Work to complete:
Strip the pictures and reproduce the rest of the listing exactly.
-- start Material provided --
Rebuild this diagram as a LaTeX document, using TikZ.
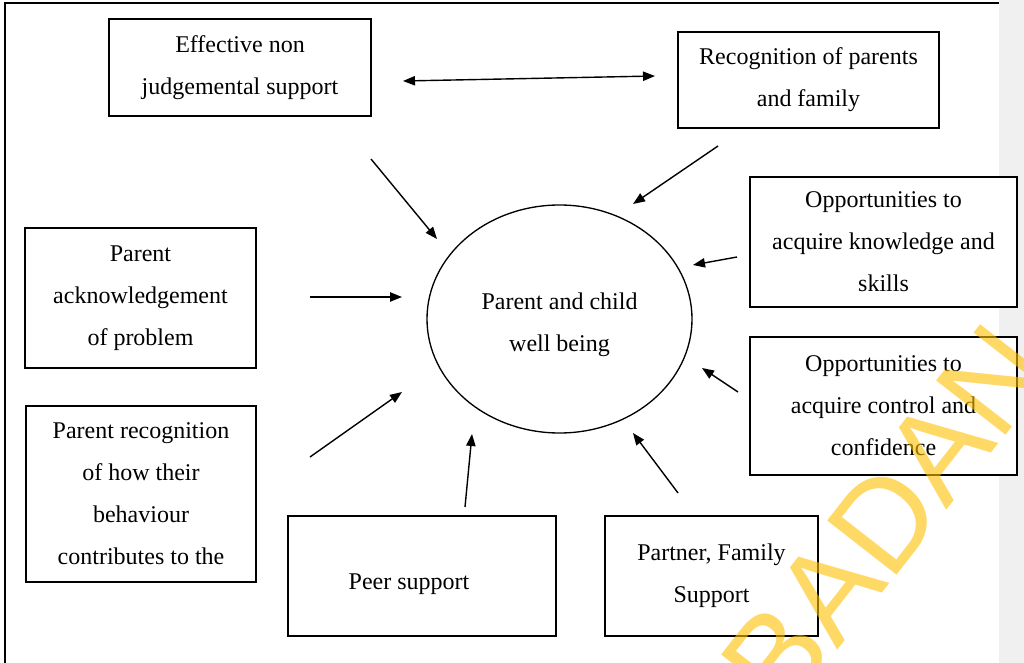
\documentclass[tikz,border=0pt]{standalone}
\usepackage{fontspec}
\setmainfont{Liberation Serif}
\newfontfamily\wmfont{Liberation Sans}
\usetikzlibrary{arrows.meta,shapes.geometric}
\definecolor{wmyellow}{RGB}{255,192,0}
\definecolor{stripgray}{RGB}{240,240,240}
\begin{document}
\begin{tikzpicture}[x=0.75pt,y=-0.75pt,
  box/.style={draw,line width=1pt,fill=white,inner sep=0pt,align=center,
    font=\fontsize{18pt}{31.5pt}\selectfont},
  lbl/.style={inner sep=0pt,align=center,font=\fontsize{18pt}{31.5pt}\selectfont},
  arr/.style={line width=1.05pt,-{Triangle[length=9pt,width=7pt]}},
  darr/.style={line width=1.05pt,{Triangle[length=9pt,width=7pt]}-{Triangle[length=9pt,width=7pt]}},
  wm/.style={text=wmyellow,text opacity=0.6,inner sep=0pt,
    font=\wmfont\fontsize{96pt}{96pt}\selectfont}]
\useasboundingbox (0,0) rectangle (1024,663);
\fill[stripgray] (999,0) rectangle (1024,663);
\draw[line width=1.5pt] (5,663) -- (5,3) -- (999,3);

% boxes
\node[box,minimum width=262*0.75pt,minimum height=97*0.75pt] (eff) at (240,67.5)
  {Effective non\\judgemental support};
\node[box,minimum width=261*0.75pt,minimum height=96*0.75pt] (recog) at (808.5,80)
  {Recognition of parents\\and family};
\node[box,minimum width=267*0.75pt,minimum height=130*0.75pt] (oppk) at (883.5,242)
  {Opportunities to\\acquire knowledge and\\skills};
\node[box,minimum width=267*0.75pt,minimum height=138*0.75pt] (oppc) at (883.5,406)
  {Opportunities to\\acquire control and\\confidence};
\node[box,minimum width=231*0.75pt,minimum height=140*0.75pt] (ack) at (140.5,298)
  {Parent\\acknowledgement\\of problem};
\node[box,minimum width=230*0.75pt,minimum height=176*0.75pt] (beh) at (141,494)
  {Parent recognition\\of how their\\behaviour\\contributes to the};
\node[box,minimum width=268*0.75pt,minimum height=120*0.75pt] (peer) at (422,576) {};
\node[lbl] (peertxt) at (409,584) {Peer support};
\node[box,minimum width=213*0.75pt,minimum height=120*0.75pt] (partner) at (711.5,576)
  {Partner, Family\\Support};

% centre
\node[ellipse,draw,line width=1pt,minimum width=265*0.75pt,minimum height=228*0.75pt,
  inner sep=0pt] (well) at (559.5,319) {};
\node[lbl] (welltxt) at (559.5,325) {Parent and child\\well being};

% arrow end points
\coordinate (a1) at (371,159); \coordinate (a2) at (437,239);
\coordinate (b1) at (718,146); \coordinate (b2) at (633,204);
\coordinate (c1) at (737,257); \coordinate (c2) at (693,265);
\coordinate (d1) at (310,297); \coordinate (d2) at (402,297);
\coordinate (e1) at (310,457); \coordinate (e2) at (402,392);
\coordinate (f1) at (465,507); \coordinate (f2) at (472,434);
\coordinate (g1) at (678,493); \coordinate (g2) at (633,433);
\coordinate (h1) at (738,392); \coordinate (h2) at (702,368);
\coordinate (i1) at (403,81);  \coordinate (i2) at (655,76);

\draw[arr] (a1) -- (a2);
\draw[arr] (b1) -- (b2);
\draw[arr] (c1) -- (c2);
\draw[arr] (d1) -- (d2);
\draw[arr] (e1) -- (e2);
\draw[arr] (f1) -- (f2);
\draw[arr] (g1) -- (g2);
\draw[arr] (h1) -- (h2);
\draw[darr] (i1) -- (i2);

% watermark
\node[wm,rotate=52] (mark) at (886,517) {BADAN};
\end{tikzpicture}
\end{document}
-- end Material provided --
Worked answer:
Rebuild this diagram as a LaTeX document, using TikZ.
\documentclass[tikz,border=0pt]{standalone}
\usepackage{fontspec}
\setmainfont{Liberation Serif}
\newfontfamily\wmfont{Liberation Sans}
\usetikzlibrary{arrows.meta,shapes.geometric}
\definecolor{wmyellow}{RGB}{255,192,0}
\definecolor{stripgray}{RGB}{240,240,240}
\begin{document}
\begin{tikzpicture}[x=0.75pt,y=-0.75pt,
  box/.style={draw,line width=1pt,fill=white,inner sep=0pt,align=center,
    font=\fontsize{18pt}{31.5pt}\selectfont},
  lbl/.style={inner sep=0pt,align=center,font=\fontsize{18pt}{31.5pt}\selectfont},
  arr/.style={line width=1.05pt,-{Triangle[length=9pt,width=7pt]}},
  darr/.style={line width=1.05pt,{Triangle[length=9pt,width=7pt]}-{Triangle[length=9pt,width=7pt]}},
  wm/.style={text=wmyellow,text opacity=0.6,inner sep=0pt,
    font=\wmfont\fontsize{96pt}{96pt}\selectfont}]
\useasboundingbox (0,0) rectangle (1024,663);
\fill[stripgray] (999,0) rectangle (1024,663);
\draw[line width=1.5pt] (5,663) -- (5,3) -- (999,3);

% boxes
\node[box,minimum width=262*0.75pt,minimum height=97*0.75pt] (eff) at (240,67.5)
  {Effective non\\judgemental support};
\node[box,minimum width=261*0.75pt,minimum height=96*0.75pt] (recog) at (808.5,80)
  {Recognition of parents\\and family};
\node[box,minimum width=267*0.75pt,minimum height=130*0.75pt] (oppk) at (883.5,242)
  {Opportunities to\\acquire knowledge and\\skills};
\node[box,minimum width=267*0.75pt,minimum height=138*0.75pt] (oppc) at (883.5,406)
  {Opportunities to\\acquire control and\\confidence};
\node[box,minimum width=231*0.75pt,minimum height=140*0.75pt] (ack) at (140.5,298)
  {Parent\\acknowledgement\\of problem};
\node[box,minimum width=230*0.75pt,minimum height=176*0.75pt] (beh) at (141,494)
  {Parent recognition\\of how their\\behaviour\\contributes to the};
\node[box,minimum width=268*0.75pt,minimum height=120*0.75pt] (peer) at (422,576) {};
\node[lbl] (peertxt) at (409,584) {Peer support};
\node[box,minimum width=213*0.75pt,minimum height=120*0.75pt] (partner) at (711.5,576)
  {Partner, Family\\Support};

% centre
\node[ellipse,draw,line width=1pt,minimum width=265*0.75pt,minimum height=228*0.75pt,
  inner sep=0pt] (well) at (559.5,319) {};
\node[lbl] (welltxt) at (559.5,325) {Parent and child\\well being};

% arrow end points
\coordinate (a1) at (371,159); \coordinate (a2) at (437,239);
\coordinate (b1) at (718,146); \coordinate (b2) at (633,204);
\coordinate (c1) at (737,257); \coordinate (c2) at (693,265);
\coordinate (d1) at (310,297); \coordinate (d2) at (402,297);
\coordinate (e1) at (310,457); \coordinate (e2) at (402,392);
\coordinate (f1) at (465,507); \coordinate (f2) at (472,434);
\coordinate (g1) at (678,493); \coordinate (g2) at (633,433);
\coordinate (h1) at (738,392); \coordinate (h2) at (702,368);
\coordinate (i1) at (403,81);  \coordinate (i2) at (655,76);

\draw[arr] (a1) -- (a2);
\draw[arr] (b1) -- (b2);
\draw[arr] (c1) -- (c2);
\draw[arr] (d1) -- (d2);
\draw[arr] (e1) -- (e2);
\draw[arr] (f1) -- (f2);
\draw[arr] (g1) -- (g2);
\draw[arr] (h1) -- (h2);
\draw[darr] (i1) -- (i2);

% watermark
\node[wm,rotate=52] (mark) at (886,517) {BADAN};
\end{tikzpicture}
\end{document}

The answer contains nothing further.